Protecting the grid is likely the best humanity can hope for given the sheer size of solar storms.
“The massive energy involved coming from the sun dwarfs any human ability to block or deflect it on a planetary scale,” said Waage. “Hurricanes, earthquakes and volcanoes are tiny compared to the energy in a solar storm. Similar to these Earth hazards, though, the human response is to take prudent actions to avoid harm because we are not going to be able to stop the solar storm from arriving. Unlike an asteroid, which scientists have discussed ways of deflecting, solar storm energy is a mass of plasma that is not susceptible to being physically knocked off course by a human-induced push or explosion.

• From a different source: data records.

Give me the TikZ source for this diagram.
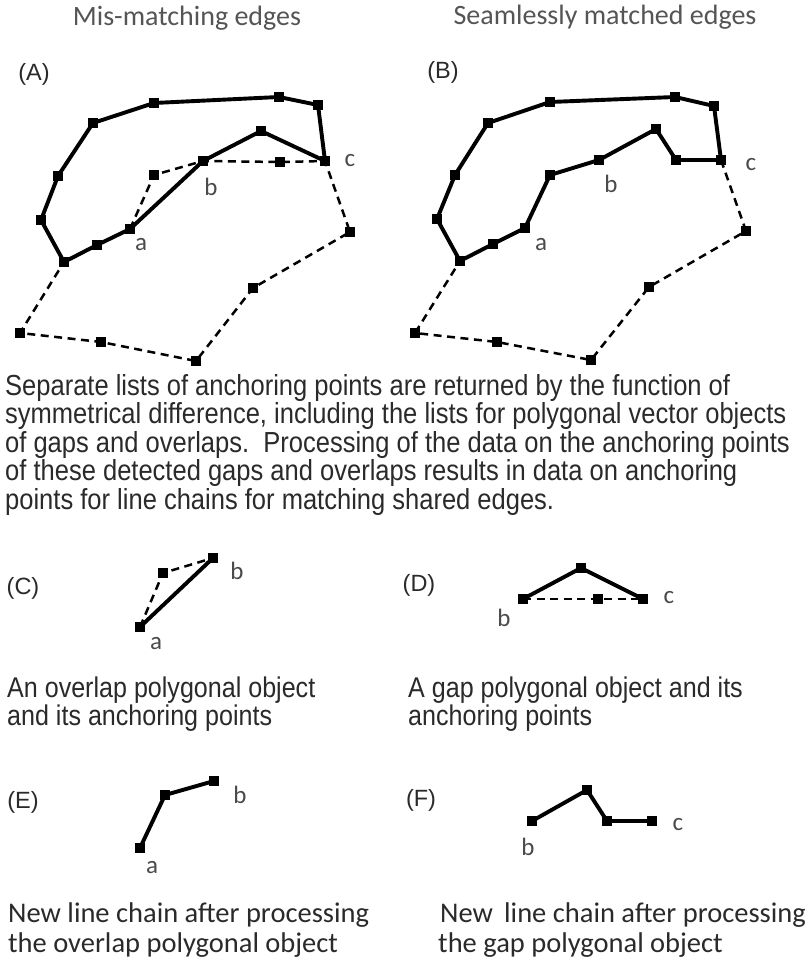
\documentclass[tikz,border=0pt]{standalone}
\usepackage{fontspec}
\setmainfont{Liberation Sans}
\newfontfamily\arialn[FakeStretch=0.88]{Liberation Sans}
\newfontfamily\calib{Carlito}
\pgfdeclarelayer{bg}
\pgfsetlayers{bg,main}
\definecolor{txt}{HTML}{2A2A2A}
\definecolor{labgray}{HTML}{4A4A4A}
\definecolor{titlegray}{HTML}{555555}
\tikzset{
  pt/.style={rectangle, fill=black, inner sep=0pt, minimum size=10pt},
  chain/.style={line width=3.9pt, line join=miter, line cap=butt},
  gapline/.style={line width=2.5pt, dash pattern=on 8pt off 5.5pt},
  lbl/.style={font=\calib\fontsize{25}{25}\selectfont, text=labgray, inner sep=0pt, anchor=base},
  panel/.style={font=\fontsize{23.5}{23.5}\selectfont, text=txt, inner sep=0pt},
  title/.style={font=\calib\fontsize{28}{28}\selectfont, text=titlegray, inner sep=0pt, anchor=base},
  para/.style={font=\arialn\fontsize{29}{29}\selectfont, text=txt, inner sep=0pt, anchor=base west},
  capt/.style={font=\arialn\fontsize{28.5}{28.5}\selectfont, text=txt, inner sep=0pt, anchor=base west},
  capn/.style={font=\calib\fontsize{28.5}{28.5}\selectfont, text=txt, inner sep=0pt, anchor=base west},
}
\begin{document}
\begin{tikzpicture}[x=1pt,y=-1pt]
\begin{pgfonlayer}{bg}
\fill[white] (0,0) rectangle (804,963);
\end{pgfonlayer}
\useasboundingbox (0,0) rectangle (804,963);

% titles
\node[title] (t1) at (187,26) {Mis-matching edges};
\node[title] (t2) at (605,25) {Seamlessly matched edges};
\node[panel] (pA) at (34,74) {(A)};
\node[panel] (pB) at (443,72) {(B)};

% ---------- Panel A ----------
\node[pt] (A0) at (64,262) {};
\node[pt] (A1) at (41,220) {};
\node[pt] (A2) at (58,176) {};
\node[pt] (A3) at (93,123) {};
\node[pt] (A4) at (154,103) {};
\node[pt] (A5) at (279,97) {};
\node[pt] (A6) at (318,105) {};
\node[pt] (Ac) at (325,161) {};
\node[pt] (A7) at (261,131) {};
\node[pt] (Ab) at (203,161) {};
\node[pt] (Aa) at (130,229) {};
\node[pt] (A8) at (97,245) {};
\node[pt] (D1) at (154,175) {};
\node[pt] (D2) at (280,162) {};
\node[pt] (D3) at (350,232) {};
\node[pt] (D4) at (253,288) {};
\node[pt] (D5) at (196,361) {};
\node[pt] (D6) at (101,342) {};
\node[pt] (D7) at (20,333) {};
\node[lbl] (la) at (141,250) {a};
\node[lbl] (lb) at (211,195) {b};
\node[lbl] (lc) at (350,166) {c};
\begin{pgfonlayer}{bg}
\draw[gapline] (Aa.center) -- (D1.center) -- (Ab.center) -- (D2.center) -- (Ac.center) -- (D3.center) -- (D4.center) -- (D5.center) -- (D6.center) -- (D7.center) -- (A0.center);
\draw[chain] (A0.center) -- (A1.center) -- (A2.center) -- (A3.center) -- (A4.center) -- (A5.center) -- (A6.center) -- (Ac.center) -- (A7.center) -- (Ab.center) -- (Aa.center) -- (A8.center) -- cycle;
\end{pgfonlayer}

% ---------- Panel B ----------
\node[pt] (B0) at (460,261) {};
\node[pt] (B1) at (437,219) {};
\node[pt] (B2) at (455,175) {};
\node[pt] (B3) at (488,123) {};
\node[pt] (B4) at (550,102) {};
\node[pt] (B5) at (675,97) {};
\node[pt] (B6) at (714,106) {};
\node[pt] (Bc) at (721,160) {};
\node[pt] (B7) at (676,160) {};
\node[pt] (B8) at (656,129) {};
\node[pt] (Bb) at (599,160) {};
\node[pt] (B9) at (550,175) {};
\node[pt] (Ba) at (525,228) {};
\node[pt] (B10) at (493,244) {};
\node[pt] (E1) at (746,231) {};
\node[pt] (E2) at (649,287) {};
\node[pt] (E3) at (591,360) {};
\node[pt] (E4) at (497,342) {};
\node[pt] (E5) at (415,333) {};
\node[lbl] (lba) at (541,250) {a};
\node[lbl] (lbb) at (611,192) {b};
\node[lbl] (lbc) at (751,170) {c};
\begin{pgfonlayer}{bg}
\draw[gapline] (Bc.center) -- (E1.center) -- (E2.center) -- (E3.center) -- (E4.center) -- (E5.center) -- (B0.center);
\draw[chain] (B0.center) -- (B1.center) -- (B2.center) -- (B3.center) -- (B4.center) -- (B5.center) -- (B6.center) -- (Bc.center) -- (B7.center) -- (B8.center) -- (Bb.center) -- (B9.center) -- (Ba.center) -- (B10.center) -- cycle;
\end{pgfonlayer}

% ---------- paragraph ----------
\node[para] (l1) at (5,395) {Separate lists of anchoring points are returned by the function of};
\node[para] (l2) at (5,423.5) {symmetrical difference, including the lists for polygonal vector objects};
\node[para] (l3) at (5,452) {of gaps and overlaps.\ \ Processing of the data on the anchoring points};
\node[para] (l4) at (5,480.5) {of these detected gaps and overlaps results in data on anchoring};
\node[para] (l5) at (5,509) {points for line chains for matching shared edges.};

% ---------- Panel C ----------
\node[panel] (pC) at (23,588) {(C)};
\node[pt] (Ca) at (140,627) {};
\node[pt] (Cm) at (163,573) {};
\node[pt] (Cb) at (213,558) {};
\node[lbl] (lCa) at (156,649) {a};
\node[lbl] (lCb) at (237,579) {b};
\begin{pgfonlayer}{bg}
\draw[gapline] (Ca.center) -- (Cm.center) -- (Cb.center);
\draw[chain] (Ca.center) -- (Cb.center);
\end{pgfonlayer}
\node[capt] (cC1) at (7,697) {An overlap polygonal object};
\node[capt] (cC2) at (7,725) {and its anchoring points};

% ---------- Panel D ----------
\node[panel] (pD) at (419,585) {(D)};
\node[pt] (Db) at (523,599) {};
\node[pt] (Dt) at (581,568) {};
\node[pt] (Dm) at (598,599) {};
\node[pt] (Dc) at (643,599) {};
\node[lbl] (lDb) at (504,626) {b};
\node[lbl] (lDc) at (669,603) {c};
\begin{pgfonlayer}{bg}
\draw[gapline] (Db.center) -- (Dm.center) -- (Dc.center);
\draw[chain] (Db.center) -- (Dt.center) -- (Dc.center);
\end{pgfonlayer}
\node[capt] (cD1) at (408,697) {A gap polygonal object and its};
\node[capt] (cD2) at (408,725) {anchoring points};

% ---------- Panel E ----------
\node[panel] (pE) at (23,802) {(E)};
\node[pt] (Ea) at (140,848) {};
\node[pt] (Em) at (165,795) {};
\node[pt] (Eb) at (214,781) {};
\node[lbl] (lEa) at (152,873) {a};
\node[lbl] (lEb) at (240,803) {b};
\begin{pgfonlayer}{bg}
\draw[chain] (Ea.center) -- (Em.center) -- (Eb.center);
\end{pgfonlayer}
\node[capn] (cE1) at (8,922) {New line chain after processing};
\node[capn] (cE2) at (8,952) {the overlap polygonal object};

% ---------- Panel F ----------
\node[panel] (pF) at (421,800) {(F)};
\node[pt] (Fb) at (532,821) {};
\node[pt] (Ft) at (587,790) {};
\node[pt] (Fm) at (607,821) {};
\node[pt] (Fc) at (652,821) {};
\node[lbl] (lFb) at (528,855) {b};
\node[lbl] (lFc) at (678,830) {c};
\begin{pgfonlayer}{bg}
\draw[chain] (Fb.center) -- (Ft.center) -- (Fm.center) -- (Fc.center);
\end{pgfonlayer}
\node[capn] (cF1) at (440,922) {New\ \,line chain after processing};
\node[capn] (cF2) at (438,952) {the gap polygonal object};
\end{tikzpicture}
\end{document}
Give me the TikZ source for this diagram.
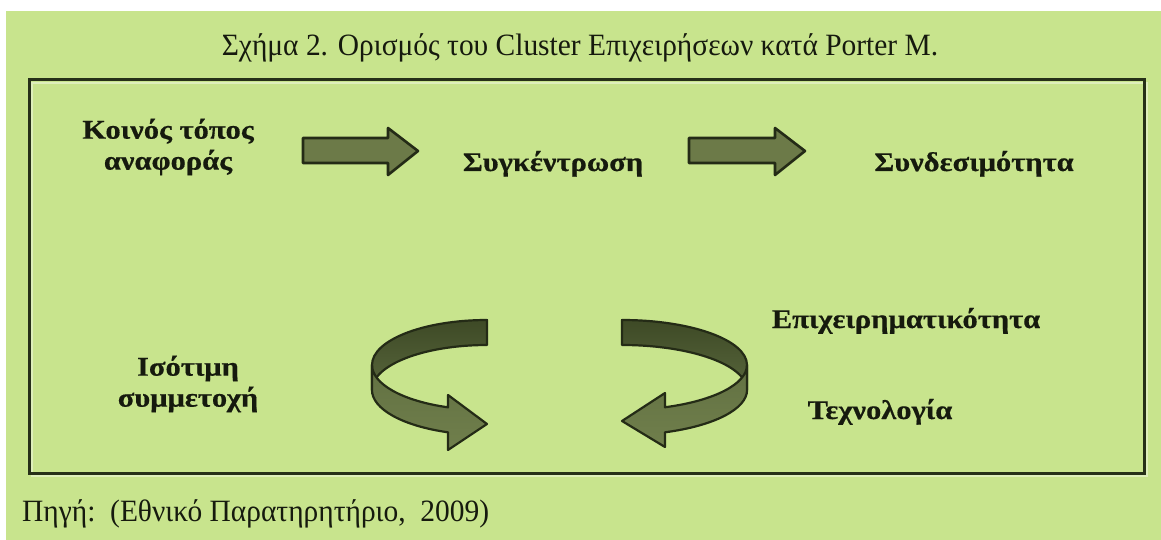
\documentclass[tikz,border=0pt]{standalone}
\usepackage{fontspec}
\setmainfont{Liberation Serif}
\newfontfamily\captionfont[FakeStretch=0.95]{Liberation Serif}
\newfontfamily\termfont[FakeStretch=1.13, FakeBold=0.5]{Liberation Serif}

\definecolor{panelgreen}{RGB}{200,228,141}
\definecolor{framedark}{RGB}{38,48,24}
\definecolor{arrowfill}{RGB}{108,122,72}
\definecolor{arrowline}{RGB}{36,43,22}
\definecolor{ringbacktop}{RGB}{62,74,38}
\definecolor{ringbackbot}{RGB}{88,102,60}
\definecolor{ringfronttop}{RGB}{98,113,66}
\definecolor{ringfrontbot}{RGB}{112,127,76}
\definecolor{inkdark}{RGB}{22,26,14}

\tikzset{
  captiontext/.style={font=\captionfont\fontsize{31}{36}\selectfont, text=inkdark, inner sep=0pt},
  termtext/.style={font=\termfont\bfseries\fontsize{27}{31}\selectfont, text=inkdark, inner sep=0pt, align=center},
  blockarrow/.style={fill=arrowfill, draw=arrowline, line width=2.6pt, line join=round},
  ringback/.style={top color=ringbacktop, bottom color=ringbackbot, draw=arrowline, line width=2.2pt, line join=round},
  ringfront/.style={top color=ringfronttop, bottom color=ringfrontbot, draw=arrowline, line width=2.2pt, line join=round},
  frame/.style={draw=framedark, line width=3pt},
}

\begin{document}
\begin{tikzpicture}[x=1pt,y=-1pt]
  % page and panel
  \useasboundingbox (0,0) rectangle (1161,540);
  \fill[white] (0,0) rectangle (1161,540);
  \fill[panelgreen] (6,11) rectangle (1161,540);

  % caption above the frame
  \node[captiontext, anchor=base] (title) at (580,56)
    {Σχήμα 2. Ορισμός του Cluster Επιχειρήσεων κατά Porter M.};

  % frame with a soft shadow
  \draw[white!40!panelgreen, line width=2pt] (32,83) rectangle (1147,476);
  \draw[frame] (29,80) rectangle (1144,473);

  % top row of terms
  \node[termtext] (koinos) at (168,147) {Κοινός τόπος\\αναφοράς};
  \node[termtext, anchor=base] (sygk) at (553,171) {Συγκέντρωση};
  \node[termtext, anchor=base] (synd) at (974,171) {Συνδεσιμότητα};

  % block arrows between the terms
  \draw[blockarrow] (303,138) -- (388,138) -- (388,128) -- (418,151)
    -- (388,175) -- (388,163) -- (303,163) -- cycle;
  \draw[blockarrow] (689,138) -- (775,138) -- (775,128) -- (805,151)
    -- (775,175) -- (775,163) -- (689,163) -- cycle;

  % left ring arrow: inner (back) face, then outer (front) face with head
  \draw[ringback] (487,320) arc[start angle=270, end angle=180, x radius=115, y radius=45]
    -- (372,390) arc[start angle=180, end angle=270, x radius=115, y radius=45] -- cycle;
  \draw[ringfront] (372,365) arc[start angle=180, end angle=109.8, x radius=115, y radius=45]
    -- (448,395) -- (487,424) -- (448,450) -- (448,432.3)
    arc[start angle=109.8, end angle=180, x radius=115, y radius=45] -- cycle;

  % right ring arrow, mirrored
  \draw[ringback] (622,320) arc[start angle=270, end angle=360, x radius=125, y radius=45]
    -- (747,390) arc[start angle=360, end angle=270, x radius=125, y radius=45] -- cycle;
  \draw[ringfront] (747,365) arc[start angle=0, end angle=69.9, x radius=125, y radius=45]
    -- (665,393) -- (622,421) -- (665,447) -- (665,432.3)
    arc[start angle=69.9, end angle=0, x radius=125, y radius=45] -- cycle;

  % lower terms
  \node[termtext] (isot) at (188,384) {Ισότιμη\\συμμετοχή};
  \node[termtext, anchor=base] (epix) at (906,328) {Επιχειρηματικότητα};
  \node[termtext, anchor=base] (tech) at (880,419) {Τεχνολογία};

  % source line
  \node[captiontext, anchor=base west] (source) at (22,521)
    {Πηγή:\ \ (Εθνικό Παρατηρητήριο,\ \ 2009)};
\end{tikzpicture}
\end{document}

“Great strides have been made in observing the sun, detecting the start of solar storms, determining arrival time and describing the regions of the Earth where the energy will strike; less attention has been paid to understanding what happens to this energy once it descends into the bedrock and begins to be channeled and concentrated in especially hazardous ways. This is how state and local emergency managers will be able to put a more defined geographic face on this hazard. This is what is needed to make specific investments or take more detailed preparatory actions at state and local levels.”
The foremost goal of emergency management is prevention and mitigation measures that enable his office to protect critical infrastructure systems from threats. Better to invest in preventing or lessening a disaster than to deal with the much bigger losses and costs afterward.
“Regarding the 2012 Carrington event, which was a close escape, scientists, utility officials and emergency managers, however, appreciated the chance to have some more time to gather more data and refine our ability to protect ourselves from solar storms,” concluded Waage. “It is only a matter of time before we will take another solar storm hit. We need to learn and prepare wisely.”